• _Data section_
▼▼▼
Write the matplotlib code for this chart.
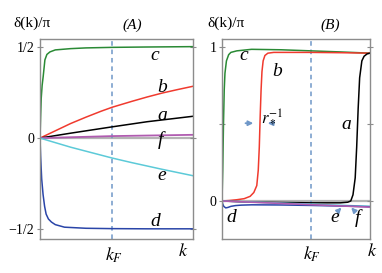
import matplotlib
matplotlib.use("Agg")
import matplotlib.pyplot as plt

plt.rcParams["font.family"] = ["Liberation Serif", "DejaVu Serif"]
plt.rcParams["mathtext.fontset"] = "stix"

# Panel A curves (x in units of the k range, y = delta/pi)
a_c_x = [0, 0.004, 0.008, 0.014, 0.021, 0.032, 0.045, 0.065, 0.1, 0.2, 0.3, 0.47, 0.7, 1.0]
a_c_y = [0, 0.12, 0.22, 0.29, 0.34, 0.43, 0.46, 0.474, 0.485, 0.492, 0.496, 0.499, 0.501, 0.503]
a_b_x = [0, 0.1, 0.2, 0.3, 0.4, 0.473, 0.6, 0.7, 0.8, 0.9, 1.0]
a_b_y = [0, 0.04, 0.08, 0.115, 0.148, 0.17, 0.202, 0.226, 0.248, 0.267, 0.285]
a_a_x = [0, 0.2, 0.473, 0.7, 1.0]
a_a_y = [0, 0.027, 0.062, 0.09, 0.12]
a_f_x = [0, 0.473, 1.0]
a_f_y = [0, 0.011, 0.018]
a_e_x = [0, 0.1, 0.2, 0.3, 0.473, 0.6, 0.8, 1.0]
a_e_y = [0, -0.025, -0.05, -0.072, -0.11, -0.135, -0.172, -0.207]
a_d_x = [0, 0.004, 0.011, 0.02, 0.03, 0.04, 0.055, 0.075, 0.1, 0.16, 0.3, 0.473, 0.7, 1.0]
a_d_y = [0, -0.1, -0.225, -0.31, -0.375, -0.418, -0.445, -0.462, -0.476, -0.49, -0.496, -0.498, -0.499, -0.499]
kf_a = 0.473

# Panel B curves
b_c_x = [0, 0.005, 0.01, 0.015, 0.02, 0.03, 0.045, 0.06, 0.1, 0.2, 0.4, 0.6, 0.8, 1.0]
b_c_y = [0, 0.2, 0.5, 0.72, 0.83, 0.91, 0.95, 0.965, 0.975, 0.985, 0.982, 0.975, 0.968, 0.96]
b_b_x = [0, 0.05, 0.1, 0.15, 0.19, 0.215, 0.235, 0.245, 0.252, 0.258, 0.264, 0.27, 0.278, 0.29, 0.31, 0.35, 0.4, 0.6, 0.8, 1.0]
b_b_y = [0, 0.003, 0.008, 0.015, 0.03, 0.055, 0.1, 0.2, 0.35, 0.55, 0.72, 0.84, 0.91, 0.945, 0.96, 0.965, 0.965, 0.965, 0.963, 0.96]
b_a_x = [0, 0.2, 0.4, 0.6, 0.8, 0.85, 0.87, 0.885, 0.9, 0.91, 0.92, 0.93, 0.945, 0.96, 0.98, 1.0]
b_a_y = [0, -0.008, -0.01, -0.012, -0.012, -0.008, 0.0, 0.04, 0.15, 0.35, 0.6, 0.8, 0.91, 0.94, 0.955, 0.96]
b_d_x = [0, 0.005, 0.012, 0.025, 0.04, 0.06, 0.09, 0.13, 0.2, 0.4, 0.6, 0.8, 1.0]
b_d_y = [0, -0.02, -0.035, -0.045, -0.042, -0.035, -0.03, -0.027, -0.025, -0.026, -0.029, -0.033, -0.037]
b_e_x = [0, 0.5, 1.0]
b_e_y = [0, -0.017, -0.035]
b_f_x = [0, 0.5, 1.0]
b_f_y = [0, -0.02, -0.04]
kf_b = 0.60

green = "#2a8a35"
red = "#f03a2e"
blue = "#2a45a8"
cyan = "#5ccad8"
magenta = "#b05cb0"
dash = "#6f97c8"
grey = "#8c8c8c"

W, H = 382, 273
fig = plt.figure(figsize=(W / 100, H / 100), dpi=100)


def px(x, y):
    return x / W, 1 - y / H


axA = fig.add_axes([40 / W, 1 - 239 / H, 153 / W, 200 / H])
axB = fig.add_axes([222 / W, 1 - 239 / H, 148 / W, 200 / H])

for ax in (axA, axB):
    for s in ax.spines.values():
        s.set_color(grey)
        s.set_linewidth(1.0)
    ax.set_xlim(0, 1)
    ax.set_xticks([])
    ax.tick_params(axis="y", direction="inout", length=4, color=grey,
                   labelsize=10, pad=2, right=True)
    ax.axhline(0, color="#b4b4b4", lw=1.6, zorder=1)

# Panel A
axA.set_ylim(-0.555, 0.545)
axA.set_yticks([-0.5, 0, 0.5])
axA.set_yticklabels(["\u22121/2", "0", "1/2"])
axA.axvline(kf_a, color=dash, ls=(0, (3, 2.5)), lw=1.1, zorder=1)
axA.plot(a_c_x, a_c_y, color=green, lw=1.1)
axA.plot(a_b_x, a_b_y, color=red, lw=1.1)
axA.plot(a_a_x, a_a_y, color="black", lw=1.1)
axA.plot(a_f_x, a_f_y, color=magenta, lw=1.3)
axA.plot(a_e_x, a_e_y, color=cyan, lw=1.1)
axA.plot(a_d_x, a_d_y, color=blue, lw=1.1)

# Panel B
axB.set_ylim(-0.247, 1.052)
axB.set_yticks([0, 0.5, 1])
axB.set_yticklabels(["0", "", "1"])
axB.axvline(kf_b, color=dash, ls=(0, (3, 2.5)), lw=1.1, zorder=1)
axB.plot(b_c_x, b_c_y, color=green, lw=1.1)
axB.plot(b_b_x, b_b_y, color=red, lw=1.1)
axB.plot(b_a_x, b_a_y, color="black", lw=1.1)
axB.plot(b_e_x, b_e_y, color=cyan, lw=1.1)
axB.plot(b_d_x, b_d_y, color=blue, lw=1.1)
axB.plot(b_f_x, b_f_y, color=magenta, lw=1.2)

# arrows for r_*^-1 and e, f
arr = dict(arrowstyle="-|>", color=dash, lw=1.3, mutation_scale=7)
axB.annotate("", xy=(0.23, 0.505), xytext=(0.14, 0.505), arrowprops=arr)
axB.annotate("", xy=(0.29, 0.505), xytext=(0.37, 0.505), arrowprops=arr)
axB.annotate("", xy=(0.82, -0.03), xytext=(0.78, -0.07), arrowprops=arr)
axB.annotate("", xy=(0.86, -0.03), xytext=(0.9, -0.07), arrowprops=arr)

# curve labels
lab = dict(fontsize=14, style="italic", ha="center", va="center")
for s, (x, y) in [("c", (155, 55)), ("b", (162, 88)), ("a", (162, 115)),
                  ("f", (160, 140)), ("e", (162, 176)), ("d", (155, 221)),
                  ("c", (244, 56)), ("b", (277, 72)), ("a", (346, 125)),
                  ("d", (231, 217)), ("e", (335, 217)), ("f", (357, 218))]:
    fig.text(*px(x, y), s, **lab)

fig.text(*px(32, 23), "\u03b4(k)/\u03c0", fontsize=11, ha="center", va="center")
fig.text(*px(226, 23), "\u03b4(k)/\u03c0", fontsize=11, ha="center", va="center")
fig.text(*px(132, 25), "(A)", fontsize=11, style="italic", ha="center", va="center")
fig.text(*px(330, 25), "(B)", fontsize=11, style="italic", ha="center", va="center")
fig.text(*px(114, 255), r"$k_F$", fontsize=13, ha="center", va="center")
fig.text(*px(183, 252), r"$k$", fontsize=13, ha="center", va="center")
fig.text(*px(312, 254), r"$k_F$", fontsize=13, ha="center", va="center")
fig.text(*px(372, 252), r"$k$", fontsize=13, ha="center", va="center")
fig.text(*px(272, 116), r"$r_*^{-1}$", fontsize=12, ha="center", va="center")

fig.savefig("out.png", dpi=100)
▲▲▲
▼▼▼
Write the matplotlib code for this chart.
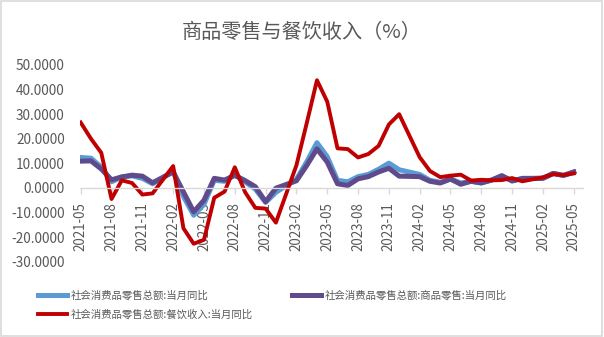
▲▲▲
• _Exercise instructions_
Work out how many lines of the listing above include the word "matplotlib". Reply with nothing but the count.

• _Full solution_
5